“When you’ve got somebody looking out for you that much, you’ve got to pay them back. You do the best you can with every opportunity you get.”
—Marlon Lewis ’20
When Marlon Lewis ’20 walked into Chicago’s Museum of Science and Industry (MSI) on the first day of his internship last summer, the place felt a lot like home.
In some ways, it was.
Growing up in Chicago, Lewis and his family went to the museum at least 10 times a year on free admission days.
But it took some phone calls from Wabash to make his internship a reality.
As a member of the Wabash Liberal Arts Immersion Program (WLAIP), Lewis was guaranteed an internship between his freshman and sophomore year. He knew MSI was where he wanted to go, but he was struggling to get information about internships there.
Enter Dean for Professional Development Steven Jones ’87.
“I mentioned this to Dean Jones about two months before school was out, and he called a woman he knows who works at the Muhammad Ali Childhood [Home] Museum in Kentucky,” Marlon recalls. “I know—it’s crazy that he reached out to Kentucky to get somebody in Chicago, but it worked. She gave us some information, and I reached out to MSI.”
Still, no response.
“I let Dean Jones know that, and he, [Career Development Director] Jacob Pactor ’04 and [Center for Innovation, Business, and Entrepreneurship Director] Roland Morin got right on it and made phone calls.”
“It was a great example of how teamwork can make things happen,” Jones says. “I could see the desire in Marlon’s eyes to work at MSI, to work in Chicago to be close to family, and I know how important that is.”
Lewis’ liberal arts experience helped him get the internship, too. His supervisor, Sarah Ingraham, said it is often difficult to find students who have an eye for design, who are able to conduct quality scientific research, and can talk with people easily.

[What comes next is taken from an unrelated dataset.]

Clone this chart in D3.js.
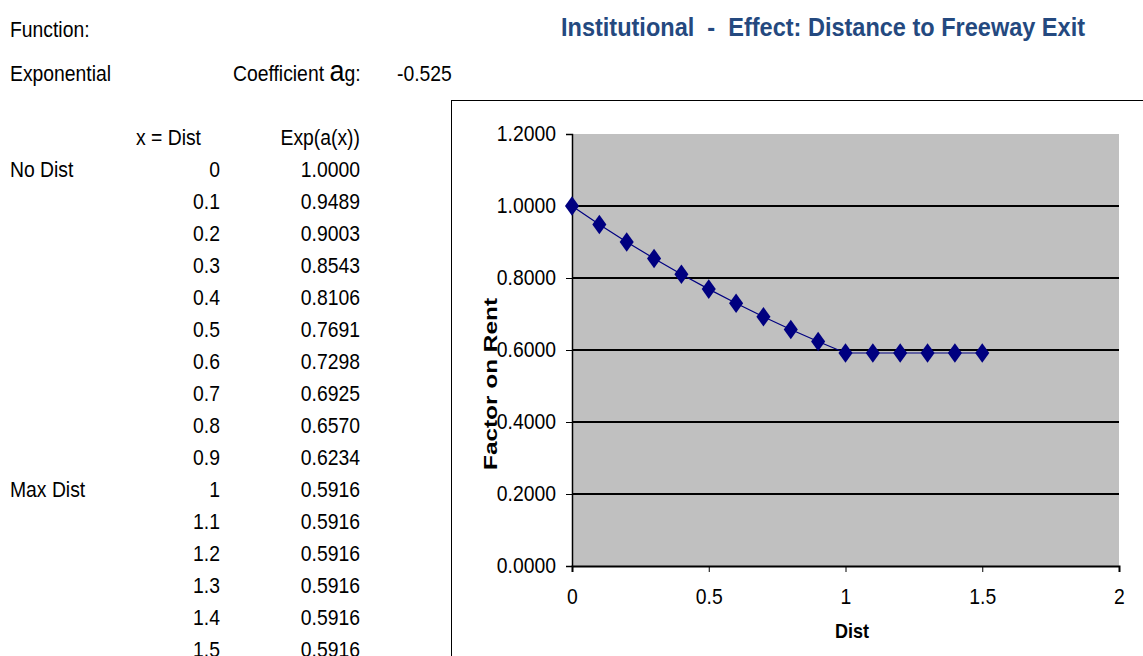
<!DOCTYPE html>
<html lang="en">
  <head>
    <meta charset="UTF-8" />
    <title>Institutional - Effect: Distance to Freeway Exit</title>
    <style>
      body { margin: 0; background: #fff; }
      text { font-family: "Liberation Sans", Arial, sans-serif; }
    </style>
  </head>
  <body>
    <script src="https://d3js.org/d3.v7.min.js"></script>
    <script>
      const width = 1143;
      const height = 656;

      // data
      const rowLabels = ["No Dist", "", "", "", "", "", "", "", "", "", "Max Dist", "", "", "", "", ""];
      const dist = [0, 0.1, 0.2, 0.3, 0.4, 0.5, 0.6, 0.7, 0.8, 0.9, 1, 1.1, 1.2, 1.3, 1.4, 1.5];
      const factor = [1.0, 0.9489, 0.9003, 0.8543, 0.8106, 0.7691, 0.7298, 0.6925, 0.657, 0.6234,
        0.5916, 0.5916, 0.5916, 0.5916, 0.5916, 0.5916];
      const coefficient = -0.525;
      const yTicks = [0, 0.2, 0.4, 0.6, 0.8, 1.0, 1.2];
      const xTicks = [0, 0.5, 1, 1.5, 2];

      const svg = d3.select("body").append("svg")
        .attr("width", width)
        .attr("height", height);

      // narrow-ish text: squeeze horizontally around the anchor point
      const sq = 0.9;
      const fs = 21.5;
      function label(x, y, s, anchor) {
        return svg.append("text")
          .attr("transform", `translate(${x},${y}) scale(${sq},1)`)
          .attr("font-size", fs)
          .attr("text-anchor", anchor || "start")
          .text(s);
      }

      // left sheet text
      label(10, 37, "Function:");
      label(10, 81, "Exponential");
      const coef = label(233, 81, "");
      coef.append("tspan").text("Coefficient ");
      coef.append("tspan").attr("font-size", 30).text("a");
      coef.append("tspan").text("g:");
      label(397, 81, coefficient.toFixed(3));

      label(201, 145, "x = Dist", "end");
      label(360, 145, "Exp(a(x))", "end");

      dist.forEach((d, i) => {
        const yy = 177 + i * 32;
        if (rowLabels[i]) label(10, yy, rowLabels[i]);
        label(220, yy, String(d), "end");
        label(360, yy, factor[i].toFixed(4), "end");
      });

      // title
      svg.append("text")
        .attr("x", 561).attr("y", 36)
        .attr("font-size", 26).attr("font-weight", "bold").attr("fill", "#24497f")
        .attr("textLength", 524).attr("lengthAdjust", "spacingAndGlyphs")
        .style("white-space", "pre")
        .text("Institutional  -  Effect: Distance to Freeway Exit");

      // chart frame
      svg.append("rect")
        .attr("x", 451.5).attr("y", 100.5)
        .attr("width", 760).attr("height", 600)
        .attr("fill", "#fff").attr("stroke", "#000").attr("stroke-width", 1);

      const x = d3.scaleLinear().domain([0, 2]).range([572, 1119]);
      const y = d3.scaleLinear().domain([0, 1.2]).range([566, 134]);

      svg.append("rect")
        .attr("x", x(0)).attr("y", y(1.2))
        .attr("width", x(2) - x(0)).attr("height", y(0) - y(1.2))
        .attr("fill", "#c0c0c0");

      // gridlines
      svg.append("g").selectAll("line").data(yTicks.filter((t) => t > 0 && t < 1.2)).join("line")
        .attr("x1", x(0)).attr("x2", x(2))
        .attr("y1", (d) => y(d)).attr("y2", (d) => y(d))
        .attr("stroke", "#000").attr("stroke-width", 2);

      const yAxis = svg.append("g")
        .attr("transform", `translate(${x(0)},0)`)
        .call(d3.axisLeft(y).tickValues(yTicks).tickFormat(d3.format(".4f")).tickSize(6).tickPadding(0));
      yAxis.select(".domain").attr("stroke", "#000").attr("stroke-width", 1.5);
      yAxis.selectAll(".tick text")
        .attr("x", null)
        .attr("transform", `translate(-16,0) scale(${sq},1)`)
        .attr("font-size", fs).attr("fill", "#000")
        .attr("font-family", "Liberation Sans, Arial, sans-serif");

      const xAxis = svg.append("g")
        .attr("transform", `translate(0,${y(0)})`)
        .call(d3.axisBottom(x).tickValues(xTicks).tickFormat((d) => d).tickSize(6).tickPadding(17));
      xAxis.select(".domain").attr("stroke", "#000").attr("stroke-width", 2);
      xAxis.selectAll(".tick text")
        .attr("transform", `scale(${sq},1)`)
        .attr("x", 0)
        .attr("font-size", fs).attr("fill", "#000")
        .attr("font-family", "Liberation Sans, Arial, sans-serif");

      // axis titles
      svg.append("text")
        .attr("transform", `translate(497,384) rotate(-90)`)
        .attr("text-anchor", "middle")
        .attr("font-size", 19).attr("font-weight", "bold")
        .attr("textLength", 172).attr("lengthAdjust", "spacingAndGlyphs")
        .text("Factor on Rent");
      svg.append("text")
        .attr("transform", `translate(852,638) scale(0.9,1)`)
        .attr("text-anchor", "middle")
        .attr("font-size", 20).attr("font-weight", "bold")
        .text("Dist");

      // series
      const line = d3.line().x((d, i) => x(dist[i])).y((d) => y(d));
      svg.append("path")
        .datum(factor)
        .attr("d", line)
        .attr("fill", "none")
        .attr("stroke", "#000080")
        .attr("stroke-width", 1.2);

      const diamond = d3.symbol().type(d3.symbolDiamond).size(110);
      svg.append("g").selectAll("path").data(factor).join("path")
        .attr("transform", (d, i) => `translate(${x(dist[i])},${y(d)}) scale(1.25,1)`)
        .attr("d", diamond)
        .attr("fill", "#000080");
    </script>
  </body>
</html>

“My love of science drove me to really want to be at MSI,” Lewis says. “I’ve been able to talk and have interactions with people and write reports. I’ve been able to express my creativity. That’s why I was really striving to be there.”
Once he arrived, he was determined to excel.
“I think every person at Wabash wants you to succeed,” he says. “When you’ve got somebody looking out for you that much, working that hard, you’ve got to pay them back. You do the best you can with every opportunity you get.”